By Anthony Boadle
BRASILIA (Reuters) – Brazil’s far-right President Jair Bolsonaro has seized on global fertilizer shortages caused by the Ukraine war to push for a law that would allow mining on indigenous reservations.
The government’s chief whip in the lower house of Congress gathered enough signatures on Tuesday to fast-track the bill known as PL 191/2020, which means that it could be put to a full vote without committee hearings, the speaker’s office said.
Brazil, one of the world’s top food producers and the largest importer of potash, relies on imports for 85% of fertilizer for its grain crops. A quarter of Brazil’s potash demand has usually been met by Russia, which halted exports.
Brazil has large reserves of potash underground in the Amazon rainforest, including in and around lands inhabited by indigenous people, whose concerns have held up some mining projects for years, notably the Autazes project controlled by Canadian investment bank Forbes & Manhattan.
Bolsonaro, who has cut back environmental enforcement in the Amazon and defunded the government’s indigenous protection agency Funai, has long pushed for more mining and commercial farming in the Amazon to create jobs and reduce poverty.
“This crisis between Ukraine and Russia is a good opportunity for us. We have a bill in Congress that will allow us to exploit those indigenous lands,” he said on Monday in a radio interview.
Environmental and rights groups, geologists and even federal prosecutors warn that Bolsonaro is using the pretext of the Ukraine crisis to rush through a bill that would allow mining, oil exploration and hydroelectric dams on indigenous lands protected by Brazil’s constitution.
“These are activities that are not allowed today on indigenous lands,” said Suzi Huff Theodoro, a geologist and professor at the University of Brasilia.
Even if the mineral reserves are not exactly under protected indigenous lands, there should be a buffer area to insulate adjacent tribal communities from the social and environmental impacts of mining, she said.

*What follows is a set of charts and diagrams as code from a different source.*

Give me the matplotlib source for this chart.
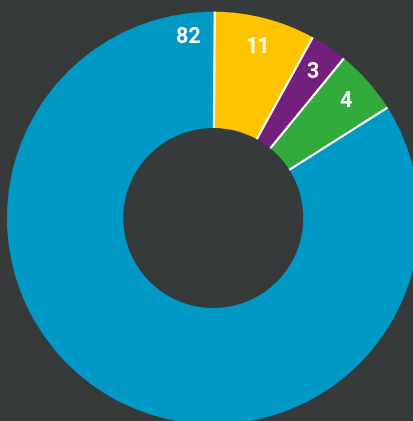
import numpy as np
import matplotlib.pyplot as plt

# slice order, clockwise from 12 o'clock
shares = [7.9, 2.9, 5.1, 84.1]
labels = ['11', '3', '4', '82']
colors = ['#ffc300', '#73207c', '#33aa3c', '#0099c6']
bg = '#373a3b'

W, H, dpi = 414, 421, 100
cx, cy, r_out, r_in = 213.3, 218.0, 206.3, 90.0

fig = plt.figure(figsize=(W / dpi, H / dpi), dpi=dpi, facecolor=bg)
ax = fig.add_axes([0, 0, 1, 1])
ax.set_facecolor(bg)

wedges, _ = ax.pie(shares, colors=colors, startangle=89.6, counterclock=False,
                   radius=1.0, wedgeprops=dict(width=1 - r_in / r_out, linewidth=0))

# white separators between slices (radial only)
rin = r_in / r_out
for w in wedges:
    a = np.deg2rad(w.theta1)
    ax.plot([rin * np.cos(a), 1.0 * np.cos(a)], [rin * np.sin(a), 1.0 * np.sin(a)],
            color='white', lw=1.6, solid_capstyle='butt', zorder=3)

# labels
for w, lab in zip(wedges, labels):
    if lab == '82':
        # big slice: label sits just left of 12 o'clock
        ang = w.theta1 + 8.2
        rr = 0.885
    else:
        ang = (w.theta1 + w.theta2) / 2
        rr = 0.855
    a = np.deg2rad(ang)
    ax.text(rr * np.cos(a), rr * np.sin(a), lab, color='white', fontsize=15.5,
            fontweight='bold', ha='center', va='center',
            family=['Roboto', 'DejaVu Sans'], zorder=4)

ax.set_aspect('auto')
ax.set_xlim(-cx / r_out, (W - cx) / r_out)
ax.set_ylim(-(H - cy) / r_out, cy / r_out)
ax.axis('off')

fig.savefig('out.png', dpi=dpi, facecolor=bg)
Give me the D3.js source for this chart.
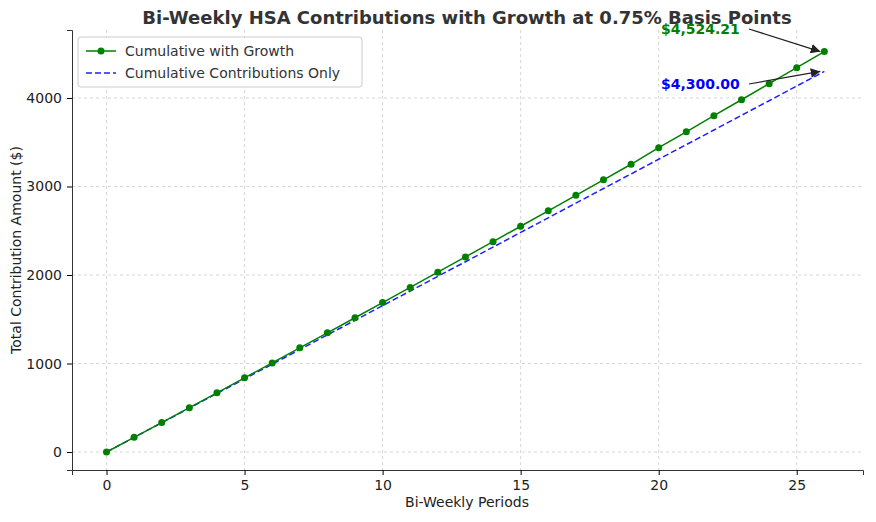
<!DOCTYPE html>
<html><head><meta charset="utf-8">
<script src="https://cdn.jsdelivr.net/npm/d3@7"></script>
<style>body{margin:0;background:#fff;font-family:"DejaVu Sans",sans-serif}</style>
</head><body>
<script>
var periods = d3.range(0, 27);
var withGrowth = [0,166,333,501,669,838,1007,1177,1347,1517,1688,1860,2032,2204,2377,2551,2725,2900,3075,3251,3438,3618,3800,3980,4162,4342,4524.21];
var contribOnly = [0,165,331,496,662,827,992,1158,1323,1488,1654,1819,1985,2150,2315,2481,2646,2812,2977,3142,3308,3473,3638,3804,3969,4135,4300];
var xTicks = [0,5,10,15,20,25];
var yTicks = [0,1000,2000,3000,4000];

var svg = d3.select('body').append('svg').attr('width',876).attr('height',522);
var L=72, R=863, T=30, B=470;
var x = d3.scaleLinear().domain([-1.25,27.4]).range([L,R]);
var y = d3.scaleLinear().domain([-203,4768]).range([B,T]);

// grid
svg.append('g').selectAll('line').data(xTicks).join('line')
    .attr('x1',d=>x(d)).attr('x2',d=>x(d)).attr('y1',T).attr('y2',B)
    .attr('stroke','#ccc').attr('stroke-dasharray','3,3').attr('stroke-width',0.8);
svg.append('g').selectAll('line').data(yTicks).join('line')
    .attr('x1',L).attr('x2',R).attr('y1',d=>y(d)).attr('y2',d=>y(d))
    .attr('stroke','#ccc').attr('stroke-dasharray','3,3').attr('stroke-width',0.8);

var xa = svg.append('g').attr('transform','translate(0,'+B+')')
    .call(d3.axisBottom(x).tickValues(xTicks).tickFormat(d3.format('d')).tickSizeOuter(0).tickSize(5).tickPadding(5));
var ya = svg.append('g').attr('transform','translate('+L+',0)')
    .call(d3.axisLeft(y).tickValues(yTicks).tickFormat(d3.format('d')).tickSizeOuter(0).tickSize(5).tickPadding(5));
[xa,ya].forEach(function(a){
    a.selectAll('text').attr('font-size',14).attr('fill','#222').attr('font-family','DejaVu Sans');
    a.select('.domain').attr('stroke','#333');
});

var line = d3.line().x((d,i)=>x(periods[i])).y(d=>y(d));
svg.append('path').datum(contribOnly).attr('d',line).attr('fill','none')
    .attr('stroke','#1f1fff').attr('stroke-width',1.5).attr('stroke-dasharray','6,3');
svg.append('path').datum(withGrowth).attr('d',line).attr('fill','none')
    .attr('stroke','green').attr('stroke-width',1.5);
svg.append('g').selectAll('circle').data(withGrowth).join('circle')
    .attr('cx',(d,i)=>x(periods[i])).attr('cy',d=>y(d)).attr('r',3.5).attr('fill','green');

// annotations
svg.append('defs').append('marker').attr('id','ah').attr('viewBox','0 0 10 10')
    .attr('refX',10).attr('refY',5).attr('markerWidth',8).attr('markerHeight',8).attr('orient','auto')
    .append('path').attr('d','M0,0L10,5L0,10z').attr('fill','#222');
function annot(txt,col,tx,ty,val){
    svg.append('line').attr('x1',tx+88).attr('y1',ty-5).attr('x2',x(26)-4).attr('y2',y(val))
        .attr('stroke','#222').attr('stroke-width',1.2).attr('marker-end','url(#ah)');
    svg.append('text').attr('x',tx).attr('y',ty).attr('fill',col).attr('font-weight','bold')
        .attr('font-size',14).text(txt);
}
annot('$4,524.21','green',661,34,withGrowth[26]);
annot('$4,300.00','blue',661,89,contribOnly[26]);

svg.append('text').attr('x',467).attr('y',24).attr('text-anchor','middle')
    .attr('font-size',18).attr('font-weight','bold').attr('fill','#333')
    .text('Bi-Weekly HSA Contributions with Growth at 0.75% Basis Points');
svg.append('text').attr('x',467).attr('y',507).attr('text-anchor','middle')
    .attr('font-size',14).attr('fill','#222').text('Bi-Weekly Periods');
svg.append('text').attr('transform','translate(21,250) rotate(-90)').attr('text-anchor','middle')
    .attr('font-size',14).attr('fill','#222').text('Total Contribution Amount ($)');

// legend
var lg = svg.append('g').attr('transform','translate(78,37)');
lg.append('rect').attr('width',284).attr('height',50).attr('rx',3)
    .attr('fill','#fff').attr('fill-opacity',0.85).attr('stroke','#ccc');
lg.append('line').attr('x1',8).attr('x2',38).attr('y1',14).attr('y2',14).attr('stroke','green').attr('stroke-width',1.5);
lg.append('circle').attr('cx',23).attr('cy',14).attr('r',3.5).attr('fill','green');
lg.append('text').attr('x',47).attr('y',19).attr('font-size',14).attr('fill','#333').text('Cumulative with Growth');
lg.append('line').attr('x1',8).attr('x2',38).attr('y1',36).attr('y2',36).attr('stroke','#1f1fff').attr('stroke-width',1.5).attr('stroke-dasharray','6,3');
lg.append('text').attr('x',47).attr('y',41).attr('font-size',14).attr('fill','#333').text('Cumulative Contributions Only');
</script>
</body></html>
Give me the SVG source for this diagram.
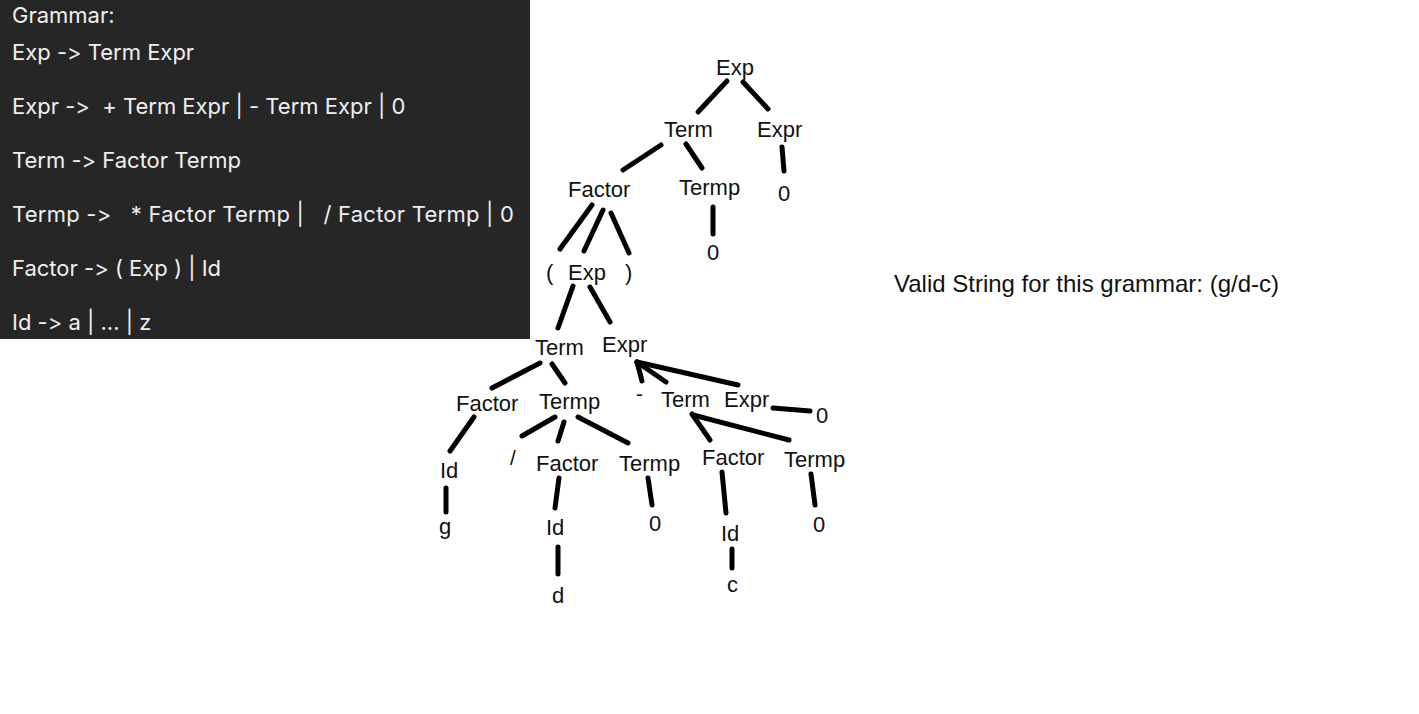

The public prosecutor’s office for indigenous cases said in a statement that the bill was unconstitutional and could cause the disappearance of some indigenous tribes in the Amazon.
Brazil’s powerful farm lobby holds sway in Congress and backs passage of the bill, which could clear the lower house as soon as Wednesday if party whips agree to put it to a vote.
Brazilian researchers argued this week that Bolsonaro is falsely using the Ukraine crisis to advance the mining bill because most of the country’s proven potash reserves are not located under indigenous reservations.
Only one-third of these reserves are in the Amazon and just 11% are under lands claimed by indigenous communities, a study by the University of Minas Gerais has found.